The dummy I tossed inadvertently landed on a downed wild rose stem. Scout dove in for the retrieve aggressively and the thorns sunk into his lips, gums, and tongue. He yipped as though he’d been electronically corrected at high voltage just as he hit the dummy.

Result: Dog runs up to dummy, circles and looks back wondering what to do next.

This took weeks of encouragement and rewards to reverse. The breakthrough came when I wised up and started using a different size and style of dummy. The dog was suddenly more receptive, and eventually his anxiety was cured.

A professional trainer, as well as joining a group of peers such as members of the Spokane Bird Dog Association, can enrich a hunter with proper training techniques and experience-based troubleshooting tips. Pros and clubs also have connections for obtaining pen-raised game birds for finishing touches.

“If your dog is young, maybe it actually learned to find birds this season and handle them nicely,” Hoke said. “Sometimes young dogs even do that without much training. That’s natural ability. Some dogs can be natural all their lives, but most need help.”

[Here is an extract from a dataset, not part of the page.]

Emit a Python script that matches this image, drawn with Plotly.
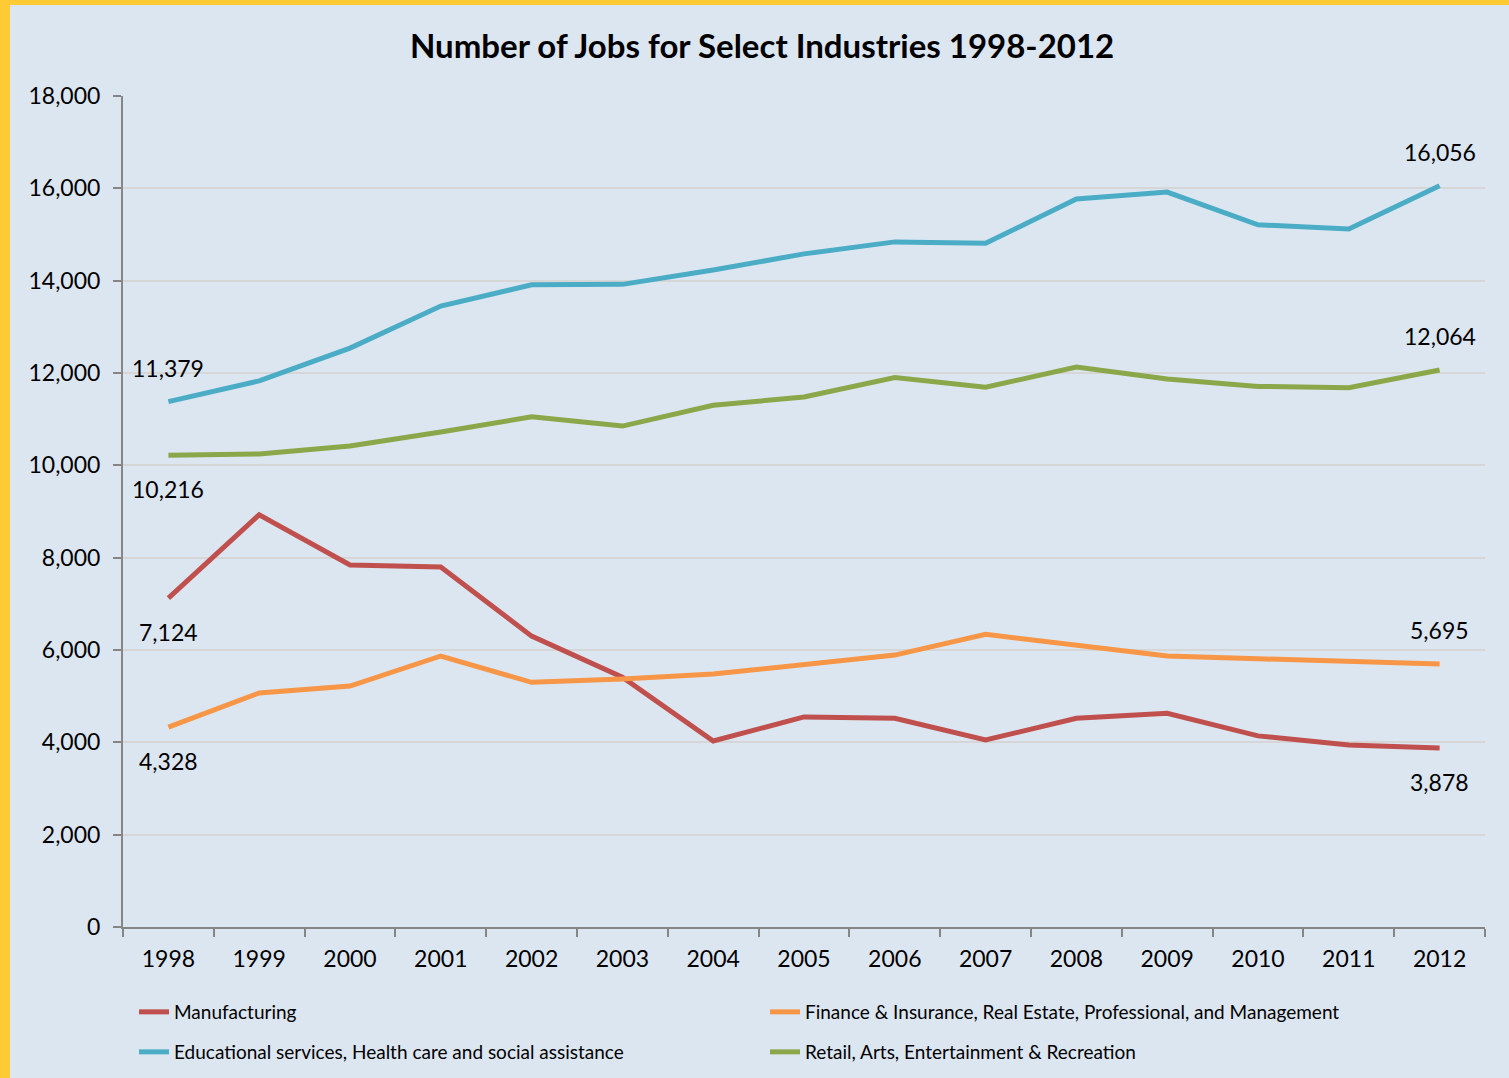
import plotly.graph_objects as go

# Years on the category axis
years = ["1998", "1999", "2000", "2001", "2002", "2003", "2004", "2005",
         "2006", "2007", "2008", "2009", "2010", "2011", "2012"]

# Jobs per industry group
manufacturing = [7124, 8930, 7840, 7800, 6300, 5410, 4030, 4550,
                 4520, 4050, 4520, 4630, 4140, 3940, 3878]
finance = [4328, 5070, 5220, 5870, 5300, 5370, 5480, 5680,
           5890, 6340, 6100, 5870, 5810, 5760, 5695]
education = [11379, 11830, 12540, 13450, 13910, 13920, 14230, 14580,
             14840, 14810, 15770, 15920, 15210, 15120, 16056]
retail = [10216, 10245, 10420, 10720, 11050, 10850, 11300, 11480,
          11900, 11690, 12130, 11870, 11710, 11680, 12064]

series_names = [
    "Manufacturing",
    "Finance & Insurance, Real Estate, Professional, and Management",
    "Educational services, Health care and social assistance",
    "Retail, Arts, Entertainment & Recreation",
]
series_values = [manufacturing, finance, education, retail]
series_colors = ["#C0504D", "#F79646", "#4BACC6", "#8AA84A"]
# Two legend rows: first row holds the first two series
series_legend = ["legend", "legend", "legend2", "legend2"]

# Label placement for first / last points: +1 above, -1 below
first_side = [-1, -1, 1, -1]
last_side = [-1, 1, 1, 1]

FONT = "Lato, 'Open Sans', sans-serif"
BG = "#DCE6F1"
YELLOW = "#FFCB35"

W, H = 1509, 1078
ML, MR, MT, MB = 123, 24, 96, 151
PW, PH = W - ML - MR, H - MT - MB


def px_x(px):
    return (px - ML) / PW


def px_y(py):
    return (MT + PH - py) / PH


fig = go.Figure()
for name, vals, col, lg in zip(series_names, series_values, series_colors, series_legend):
    fig.add_trace(go.Scatter(
        x=years, y=vals, name=name, mode="lines",
        line=dict(color=col, width=5), legend=lg,
    ))

annotations = []
for vals, fs, ls in zip(series_values, first_side, last_side):
    for idx, side in ((0, fs), (len(years) - 1, ls)):
        annotations.append(dict(
            x=idx, y=vals[idx], xref="x", yref="y",
            text=f"{vals[idx]:,}", showarrow=False,
            xanchor="center", yanchor="middle",
            yshift=34 * side,
            font=dict(family=FONT, size=23, color="#000000"),
        ))

# Title
annotations.append(dict(
    x=px_x(762), y=px_y(45), xref="paper", yref="paper",
    text="<b>Number of Jobs for Select Industries 1998-2012</b>",
    showarrow=False, xanchor="center", yanchor="middle",
    font=dict(family=FONT, size=33, color="#000000"),
))

# Yellow frame strips along the left and top edges
shapes = [
    dict(type="rect", xref="paper", yref="paper", layer="above",
         x0=px_x(0), x1=px_x(10), y0=px_y(H), y1=px_y(0),
         fillcolor=YELLOW, line=dict(width=0)),
    dict(type="rect", xref="paper", yref="paper", layer="above",
         x0=px_x(0), x1=px_x(W), y0=px_y(5), y1=px_y(0),
         fillcolor=YELLOW, line=dict(width=0)),
]

legend_common = dict(
    orientation="h", xanchor="left", yanchor="middle",
    entrywidth=586, entrywidthmode="pixels",
    font=dict(family=FONT, size=19, color="#000000"),
    bgcolor="rgba(0,0,0,0)",
)

fig.update_layout(
    width=W, height=H,
    margin=dict(l=ML, r=MR, t=MT, b=MB, autoexpand=False),
    paper_bgcolor=BG, plot_bgcolor=BG,
    font=dict(family=FONT, size=22, color="#000000"),
    showlegend=True,
    legend=dict(x=px_x(134), y=px_y(1012), **legend_common),
    legend2=dict(x=px_x(134), y=px_y(1052), **legend_common),
    annotations=annotations,
    shapes=shapes,
)

fig.update_xaxes(
    type="category", showgrid=False,
    showline=True, linecolor="#868686", linewidth=2,
    ticks="outside", ticklen=8, tickcolor="#868686", tickwidth=2,
    tickson="boundaries", range=[-0.5, len(years) - 0.5],
    tickfont=dict(family=FONT, size=23, color="#000000"),
    ticklabelstandoff=10,
)
fig.update_yaxes(
    range=[0, 18000], tickvals=list(range(0, 18001, 2000)),
    tickformat=",d",
    showgrid=True, gridcolor="#D6D6D6", gridwidth=2,
    showline=True, linecolor="#868686", linewidth=2,
    ticks="outside", ticklen=8, tickcolor="#868686", tickwidth=2,
    zeroline=False, ticklabelstandoff=8,
    tickfont=dict(family=FONT, size=23, color="#000000"),
)

fig.write_html("out.html")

On the other hand, a bird dog with no natural ability may never develop into a good hunter.

The off-season also is the time for the hunter to refine his own techniques. For example, develop succinct commands used in the same intensity during training as well as in the field.

“The dog isn’t going to know dog commands just because it’s a dog,” Hoke said. “Dogs don’t respond well to rambling rants or conversations.”

In most cases, the only thing keeping a good bird dog from being great is the hunter who owns it.